• [Supplied information]
= = = = = = =
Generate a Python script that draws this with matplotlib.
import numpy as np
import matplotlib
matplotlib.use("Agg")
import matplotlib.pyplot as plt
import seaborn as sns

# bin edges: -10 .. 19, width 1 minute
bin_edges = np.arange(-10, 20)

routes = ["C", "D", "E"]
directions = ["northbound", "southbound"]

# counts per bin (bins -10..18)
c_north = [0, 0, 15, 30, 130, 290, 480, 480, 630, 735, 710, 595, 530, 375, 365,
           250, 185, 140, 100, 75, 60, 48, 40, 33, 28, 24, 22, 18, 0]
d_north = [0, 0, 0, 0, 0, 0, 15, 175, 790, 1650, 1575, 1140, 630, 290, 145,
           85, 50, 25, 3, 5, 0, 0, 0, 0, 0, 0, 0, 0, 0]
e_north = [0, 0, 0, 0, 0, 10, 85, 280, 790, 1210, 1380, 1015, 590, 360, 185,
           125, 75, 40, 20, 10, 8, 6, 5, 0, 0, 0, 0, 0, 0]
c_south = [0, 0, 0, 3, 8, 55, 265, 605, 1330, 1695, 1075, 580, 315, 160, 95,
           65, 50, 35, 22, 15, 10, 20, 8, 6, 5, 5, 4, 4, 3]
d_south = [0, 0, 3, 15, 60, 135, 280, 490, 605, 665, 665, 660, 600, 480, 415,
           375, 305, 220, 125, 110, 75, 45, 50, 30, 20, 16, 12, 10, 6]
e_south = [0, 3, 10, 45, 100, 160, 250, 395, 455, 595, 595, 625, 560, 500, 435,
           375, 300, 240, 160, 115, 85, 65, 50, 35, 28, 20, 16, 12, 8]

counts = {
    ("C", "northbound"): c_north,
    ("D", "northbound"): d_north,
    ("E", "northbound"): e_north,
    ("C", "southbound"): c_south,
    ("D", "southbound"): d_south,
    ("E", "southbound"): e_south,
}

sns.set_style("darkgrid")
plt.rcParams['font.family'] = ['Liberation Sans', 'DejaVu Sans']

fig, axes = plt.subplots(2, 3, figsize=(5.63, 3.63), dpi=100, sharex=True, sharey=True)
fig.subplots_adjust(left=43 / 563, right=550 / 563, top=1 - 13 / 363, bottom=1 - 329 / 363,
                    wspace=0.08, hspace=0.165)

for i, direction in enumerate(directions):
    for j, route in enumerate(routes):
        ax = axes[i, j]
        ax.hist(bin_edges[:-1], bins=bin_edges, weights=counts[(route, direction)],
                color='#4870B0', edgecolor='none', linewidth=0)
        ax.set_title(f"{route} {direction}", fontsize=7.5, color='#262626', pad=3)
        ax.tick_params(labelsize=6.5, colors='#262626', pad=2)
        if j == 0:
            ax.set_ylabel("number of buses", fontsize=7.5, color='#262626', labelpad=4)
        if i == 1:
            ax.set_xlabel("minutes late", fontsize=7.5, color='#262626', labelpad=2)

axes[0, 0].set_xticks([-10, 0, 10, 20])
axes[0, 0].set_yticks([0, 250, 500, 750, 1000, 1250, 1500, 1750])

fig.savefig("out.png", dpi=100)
= = = = = = =
• [Your task] Identify each line containing the string "matplotlib" and copy it out.

• [Written solution]
Generate a Python script that draws this with matplotlib.
import matplotlib
matplotlib.use("Agg")
import matplotlib.pyplot as plt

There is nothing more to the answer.